One of the toughest properties for banks to find coverage on these days is vacant foreclosed commercial properties, which have grown in numbers over the last several months and promises to continue to be a problem for the upcoming year.  

            As the Senior Financial Institutions Underwriter for All Risks, Ltd.   I see this day in and day out.   A bank has a package policy that has been allowing them to insure their foreclosed properties and now all of a sudden they submit a commercial vacant property and their current policy declines it.   This leaves the bank scrambling for coverage and has their insurance representative looking in all of the usual places.    The problem is that they will have a hard time finding coverage with the usual list of carriers they would approach.   

            The underlying issue is the increasing number of foreclosures that are swelling the market.    The commercial market has remained, up to this point, relatively unchanged when compared to residential foreclosure rates.   With the last few months of 2009 offering an increase and CMBS (Commercial Mortgage Backed Securities) delinquency levels on the rise, we can anticipate a much larger and more rapid increase in 2010.    It has become apparent to most experts that the commercial foreclosure curve is really just beginning.   When you combine these facts with the small and medium business failure rates and the necessity for management companies to lower rents to keep occupancy, you have the makings of another foreclosure storm, only this time with commercial real estate. 

            This has lead traditional insurers to shy away from the vacant commercial foreclosure risks all together; leaving banks and lenders on their own to find adequate coverage to protect their interests in the foreclosed  property.

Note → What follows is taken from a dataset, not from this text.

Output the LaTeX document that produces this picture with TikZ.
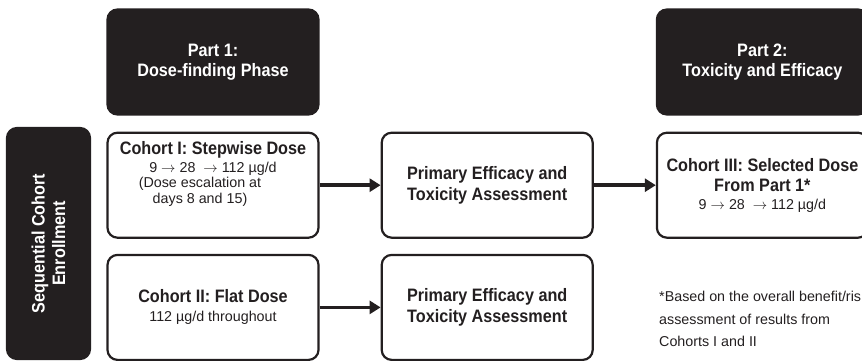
\documentclass[tikz,border=0pt]{standalone}
\usepackage{fontspec}
\setmainfont[FakeStretch=0.9]{Liberation Sans}
\newfontfamily\plainSans{Liberation Sans}
\usepackage{tikz}
\usetikzlibrary{positioning,arrows.meta}
\definecolor{trialBlack}{HTML}{231F20}
\newcommand{\boxTitle}[1]{{\normalfont\fontsize{18}{20.5}\selectfont\bfseries #1}}
\newcommand{\doseSteps}{9 $\rightarrow$ 28\ \ $\rightarrow$ 112 µg/d}
\tikzset{
  box/.style={draw=trialBlack, line width=2.2pt, rounded corners=10pt, minimum width=211pt, minimum height=105pt, align=center, text=trialBlack, inner sep=2pt},
  phaseBox/.style={box, fill=trialBlack, text=white, font=\fontsize{18}{20.5}\selectfont\bfseries},
  cohortBox/.style={box, font=\plainSans\fontsize{14.3}{15.5}\selectfont},
  assessBox/.style={box, font=\fontsize{18}{20.5}\selectfont\bfseries},
  arrow/.style={-{Triangle[length=11pt,width=13pt]}, line width=3.6pt, draw=trialBlack},
  footNote/.style={align=left, anchor=north west, inner sep=0pt, text=trialBlack, font=\plainSans\fontsize{14.3}{22.5}\selectfont}
}

\begin{document}
\begin{tikzpicture}[x=1pt, y=1pt]
  \useasboundingbox (0,0) rectangle (862,-361);
  \clip (0,0) rectangle (862,-361);

  % Part 1
  \node[phaseBox] (part1) at (213,-62) {Part 1:\\Dose-finding Phase};
  \node[cohortBox, below=16pt of part1] (c1) {};
  \node[below=8pt of c1.north, align=center, inner sep=2pt, text=trialBlack, font=\plainSans\fontsize{14.3}{15.5}\selectfont] (c1text)
    {\boxTitle{Cohort I: Stepwise Dose}\\[2pt]\doseSteps\\(Dose escalation at\makebox[26pt]{}\\days 8 and 15)\makebox[26pt]{}};
  \node[cohortBox, below=15pt of c1] (c2) {\boxTitle{Cohort II: Flat Dose}\\[3.5pt]112 µg/d throughout};

  \node[assessBox, right=61pt of c1] (p1) {Primary Efficacy and\\Toxicity Assessment};
  \node[assessBox, right=61pt of c2] (p2) {Primary Efficacy and\\Toxicity Assessment};

  % Part 2
  \node[cohortBox, right=62pt of p1] (c3) {\boxTitle{Cohort III: Selected Dose}\\[4.5pt]\boxTitle{From Part 1*}\\[2.5pt]\doseSteps};
  \node[phaseBox, above=16pt of c3] (part2) {Part 2:\\Toxicity and Efficacy};

  \node[phaseBox, rotate=90, minimum width=231pt, minimum height=83pt] (seq) at (48.5,-243.5) {Sequential Cohort\\Enrollment};

  \draw[arrow] (c1) -- (p1);
  \draw[arrow] (p1) -- (c3);
  \draw[arrow] (c2) -- (p2);

  \node[footNote] (note) at (659,-291) {*Based on the overall benefit/ris\\assessment of results from\\Cohorts I and II};
\end{tikzpicture}
\end{document}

            So where do they turn?    Lender Placed and Foreclosed property insurance programs.   These are programs designed by insurers to meet the needs of this risk market head on.    The policy is written as a master policy.  (A master policy is a one time annual policy that is written to cover the banks entire portfolio as needed. This type of policy should not be confused with blanket coverage.   With a master policy the  properties still have to be reported to the policy, they just are not individually underwritten.)    The reporting is done in many ways but the best and most efficient programs offer a web based reporting tool that lenders can log into 24/7/365 and add and remove properties as needed.    

            One of the most appreciated benefits of these types of insurance programs is that they offer cash flow management control for the lending institutions. These types of policies offer the convenience of monthly billing for the insured.   Monthly billing means that the bank is only paying for insurance that they use, as opposed to the traditional method of paying for an entire year up front for each and every property.      This allows a bank to minimize the capital outlay for insuring their portfolio of foreclosed properties.  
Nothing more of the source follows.